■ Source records

## Start

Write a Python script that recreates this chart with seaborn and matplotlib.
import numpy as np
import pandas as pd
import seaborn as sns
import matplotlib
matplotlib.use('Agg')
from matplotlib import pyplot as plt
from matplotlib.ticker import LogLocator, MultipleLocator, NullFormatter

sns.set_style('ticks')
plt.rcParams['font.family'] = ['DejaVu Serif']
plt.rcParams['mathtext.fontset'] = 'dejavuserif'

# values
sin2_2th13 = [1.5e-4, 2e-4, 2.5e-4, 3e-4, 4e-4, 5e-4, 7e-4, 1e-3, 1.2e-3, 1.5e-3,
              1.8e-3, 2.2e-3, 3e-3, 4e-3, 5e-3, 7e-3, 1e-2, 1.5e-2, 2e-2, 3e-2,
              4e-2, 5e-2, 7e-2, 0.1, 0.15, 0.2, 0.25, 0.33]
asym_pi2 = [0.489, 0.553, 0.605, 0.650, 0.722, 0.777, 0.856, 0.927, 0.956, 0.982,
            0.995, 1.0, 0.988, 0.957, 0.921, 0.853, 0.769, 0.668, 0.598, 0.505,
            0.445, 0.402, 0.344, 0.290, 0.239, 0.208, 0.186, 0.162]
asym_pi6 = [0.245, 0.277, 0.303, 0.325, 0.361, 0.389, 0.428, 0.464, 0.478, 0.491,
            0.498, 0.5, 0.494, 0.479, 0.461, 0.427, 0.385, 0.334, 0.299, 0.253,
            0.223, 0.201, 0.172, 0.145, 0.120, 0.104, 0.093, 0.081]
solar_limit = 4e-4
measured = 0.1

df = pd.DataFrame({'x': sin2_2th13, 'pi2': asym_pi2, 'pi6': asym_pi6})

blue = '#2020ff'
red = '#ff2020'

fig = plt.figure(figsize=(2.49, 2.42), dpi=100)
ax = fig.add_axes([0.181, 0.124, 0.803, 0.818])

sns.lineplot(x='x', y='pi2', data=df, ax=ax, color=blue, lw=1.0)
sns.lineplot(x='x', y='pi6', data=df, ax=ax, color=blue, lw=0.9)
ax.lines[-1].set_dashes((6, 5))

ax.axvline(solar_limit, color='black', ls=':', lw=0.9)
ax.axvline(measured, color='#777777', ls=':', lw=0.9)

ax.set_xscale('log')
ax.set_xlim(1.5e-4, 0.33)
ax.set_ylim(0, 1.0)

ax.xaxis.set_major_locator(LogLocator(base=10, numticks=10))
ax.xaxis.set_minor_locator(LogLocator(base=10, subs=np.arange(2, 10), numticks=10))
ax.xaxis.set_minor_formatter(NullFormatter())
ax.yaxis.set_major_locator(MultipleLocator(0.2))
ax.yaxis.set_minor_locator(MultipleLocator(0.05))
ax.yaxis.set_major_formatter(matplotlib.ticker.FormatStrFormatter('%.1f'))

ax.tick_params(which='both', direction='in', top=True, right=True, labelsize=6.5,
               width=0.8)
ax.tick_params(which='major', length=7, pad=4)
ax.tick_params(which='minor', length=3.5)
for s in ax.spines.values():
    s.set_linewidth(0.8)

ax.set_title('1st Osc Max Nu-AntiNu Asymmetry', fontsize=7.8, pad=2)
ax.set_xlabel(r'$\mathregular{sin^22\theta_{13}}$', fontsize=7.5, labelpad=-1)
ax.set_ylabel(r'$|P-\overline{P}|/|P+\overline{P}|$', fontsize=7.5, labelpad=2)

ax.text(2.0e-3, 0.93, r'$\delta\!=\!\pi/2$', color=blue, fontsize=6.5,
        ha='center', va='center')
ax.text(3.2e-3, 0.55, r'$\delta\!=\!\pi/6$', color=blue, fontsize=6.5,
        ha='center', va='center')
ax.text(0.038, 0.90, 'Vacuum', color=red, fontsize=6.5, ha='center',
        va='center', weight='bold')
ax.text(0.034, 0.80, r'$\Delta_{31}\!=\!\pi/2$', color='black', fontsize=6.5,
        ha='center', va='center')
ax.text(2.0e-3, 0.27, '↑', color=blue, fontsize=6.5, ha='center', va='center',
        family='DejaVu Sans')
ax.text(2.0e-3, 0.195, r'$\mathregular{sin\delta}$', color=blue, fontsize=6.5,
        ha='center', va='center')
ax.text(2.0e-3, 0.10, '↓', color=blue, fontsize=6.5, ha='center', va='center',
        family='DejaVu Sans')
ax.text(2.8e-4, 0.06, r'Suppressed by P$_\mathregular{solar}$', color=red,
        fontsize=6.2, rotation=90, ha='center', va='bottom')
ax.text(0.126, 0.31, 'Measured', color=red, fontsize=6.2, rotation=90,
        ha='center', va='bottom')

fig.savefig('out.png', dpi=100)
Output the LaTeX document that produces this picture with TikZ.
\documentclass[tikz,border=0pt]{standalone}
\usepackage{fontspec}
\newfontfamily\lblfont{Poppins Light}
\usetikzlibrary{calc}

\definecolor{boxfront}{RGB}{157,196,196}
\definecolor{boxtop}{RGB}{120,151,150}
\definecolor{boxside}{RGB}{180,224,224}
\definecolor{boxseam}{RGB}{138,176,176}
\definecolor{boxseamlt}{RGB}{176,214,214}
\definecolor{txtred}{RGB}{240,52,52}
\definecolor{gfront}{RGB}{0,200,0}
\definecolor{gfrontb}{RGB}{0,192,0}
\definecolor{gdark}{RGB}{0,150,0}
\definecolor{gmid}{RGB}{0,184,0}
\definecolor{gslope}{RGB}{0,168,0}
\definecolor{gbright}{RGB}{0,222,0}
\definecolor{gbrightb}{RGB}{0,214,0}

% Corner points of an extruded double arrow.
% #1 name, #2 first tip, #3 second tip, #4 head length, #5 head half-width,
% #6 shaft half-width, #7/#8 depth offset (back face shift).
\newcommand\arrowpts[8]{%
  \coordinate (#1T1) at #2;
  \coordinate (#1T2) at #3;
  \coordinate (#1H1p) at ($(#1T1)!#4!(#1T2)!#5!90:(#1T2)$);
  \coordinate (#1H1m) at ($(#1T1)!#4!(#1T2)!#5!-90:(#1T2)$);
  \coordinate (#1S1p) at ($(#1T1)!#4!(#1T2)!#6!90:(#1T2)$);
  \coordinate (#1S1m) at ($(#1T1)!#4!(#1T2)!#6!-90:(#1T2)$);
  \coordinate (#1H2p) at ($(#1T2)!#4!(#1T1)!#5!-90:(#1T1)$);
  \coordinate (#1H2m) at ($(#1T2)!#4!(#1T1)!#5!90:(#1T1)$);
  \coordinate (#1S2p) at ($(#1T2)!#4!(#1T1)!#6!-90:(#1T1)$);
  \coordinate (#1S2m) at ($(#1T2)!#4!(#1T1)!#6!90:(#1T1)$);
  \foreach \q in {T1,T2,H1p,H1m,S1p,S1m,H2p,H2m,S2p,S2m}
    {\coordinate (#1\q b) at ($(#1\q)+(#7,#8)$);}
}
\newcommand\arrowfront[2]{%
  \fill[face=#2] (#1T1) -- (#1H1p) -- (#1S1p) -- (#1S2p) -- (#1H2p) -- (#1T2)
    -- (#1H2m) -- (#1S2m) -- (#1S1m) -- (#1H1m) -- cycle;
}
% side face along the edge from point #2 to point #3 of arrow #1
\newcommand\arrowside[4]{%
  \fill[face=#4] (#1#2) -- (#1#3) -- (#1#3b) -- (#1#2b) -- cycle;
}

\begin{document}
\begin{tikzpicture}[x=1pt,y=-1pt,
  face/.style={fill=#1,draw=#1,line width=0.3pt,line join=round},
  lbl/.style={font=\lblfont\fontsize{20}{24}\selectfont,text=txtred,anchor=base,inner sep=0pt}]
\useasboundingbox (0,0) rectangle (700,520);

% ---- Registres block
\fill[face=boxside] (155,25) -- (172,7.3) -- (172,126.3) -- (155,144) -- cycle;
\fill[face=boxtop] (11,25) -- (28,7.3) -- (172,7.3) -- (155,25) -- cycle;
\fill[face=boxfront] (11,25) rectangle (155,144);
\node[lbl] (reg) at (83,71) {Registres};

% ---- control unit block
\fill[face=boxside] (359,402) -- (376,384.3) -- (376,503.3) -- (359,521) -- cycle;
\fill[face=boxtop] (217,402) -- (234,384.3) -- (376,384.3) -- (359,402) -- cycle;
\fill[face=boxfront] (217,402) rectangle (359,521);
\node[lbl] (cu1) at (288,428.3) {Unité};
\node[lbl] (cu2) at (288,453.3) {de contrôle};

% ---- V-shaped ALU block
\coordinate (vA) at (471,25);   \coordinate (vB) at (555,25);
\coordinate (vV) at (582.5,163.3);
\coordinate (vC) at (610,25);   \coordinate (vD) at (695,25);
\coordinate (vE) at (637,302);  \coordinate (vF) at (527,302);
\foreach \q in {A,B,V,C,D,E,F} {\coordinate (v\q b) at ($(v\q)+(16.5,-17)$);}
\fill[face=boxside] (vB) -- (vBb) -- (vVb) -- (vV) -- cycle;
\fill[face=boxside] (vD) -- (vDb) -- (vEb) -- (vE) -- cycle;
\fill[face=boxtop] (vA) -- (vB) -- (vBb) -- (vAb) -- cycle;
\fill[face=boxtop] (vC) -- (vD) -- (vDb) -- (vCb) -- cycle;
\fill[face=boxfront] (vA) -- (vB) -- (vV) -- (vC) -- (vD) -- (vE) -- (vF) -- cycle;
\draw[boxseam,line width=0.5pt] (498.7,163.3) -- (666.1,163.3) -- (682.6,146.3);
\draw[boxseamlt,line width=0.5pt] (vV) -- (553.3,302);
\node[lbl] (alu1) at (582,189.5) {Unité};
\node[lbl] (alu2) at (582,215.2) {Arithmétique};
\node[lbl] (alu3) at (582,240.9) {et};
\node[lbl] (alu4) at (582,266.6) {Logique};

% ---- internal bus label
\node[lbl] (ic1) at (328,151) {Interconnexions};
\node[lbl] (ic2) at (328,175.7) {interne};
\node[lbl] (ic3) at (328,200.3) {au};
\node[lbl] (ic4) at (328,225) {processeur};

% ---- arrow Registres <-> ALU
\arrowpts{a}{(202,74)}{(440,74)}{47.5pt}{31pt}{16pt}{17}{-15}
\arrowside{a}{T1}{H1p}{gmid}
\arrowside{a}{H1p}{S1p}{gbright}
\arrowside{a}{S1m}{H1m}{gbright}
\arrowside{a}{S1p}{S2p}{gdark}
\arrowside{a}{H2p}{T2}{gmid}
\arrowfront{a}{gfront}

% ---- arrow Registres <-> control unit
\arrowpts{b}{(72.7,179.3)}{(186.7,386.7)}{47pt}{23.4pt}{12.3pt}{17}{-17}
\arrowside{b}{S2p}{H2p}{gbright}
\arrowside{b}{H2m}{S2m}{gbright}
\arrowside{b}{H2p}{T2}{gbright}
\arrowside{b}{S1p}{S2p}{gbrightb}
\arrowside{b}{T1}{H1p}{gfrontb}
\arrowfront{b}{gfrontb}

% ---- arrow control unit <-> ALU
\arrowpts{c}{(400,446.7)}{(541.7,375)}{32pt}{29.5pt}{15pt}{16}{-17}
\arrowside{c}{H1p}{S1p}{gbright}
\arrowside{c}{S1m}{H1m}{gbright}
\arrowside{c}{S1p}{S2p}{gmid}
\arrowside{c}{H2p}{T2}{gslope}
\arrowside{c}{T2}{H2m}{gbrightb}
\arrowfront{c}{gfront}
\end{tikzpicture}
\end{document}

## End

■ Task brief
Please give back only the lines between the first line of the entries and the line with "plt.rcParams['mathtext.fontset'] = 'dejavuserif'", both ends included, word for word.

■ Complete output
Write a Python script that recreates this chart with seaborn and matplotlib.
import numpy as np
import pandas as pd
import seaborn as sns
import matplotlib
matplotlib.use('Agg')
from matplotlib import pyplot as plt
from matplotlib.ticker import LogLocator, MultipleLocator, NullFormatter

sns.set_style('ticks')
plt.rcParams['font.family'] = ['DejaVu Serif']
plt.rcParams['mathtext.fontset'] = 'dejavuserif'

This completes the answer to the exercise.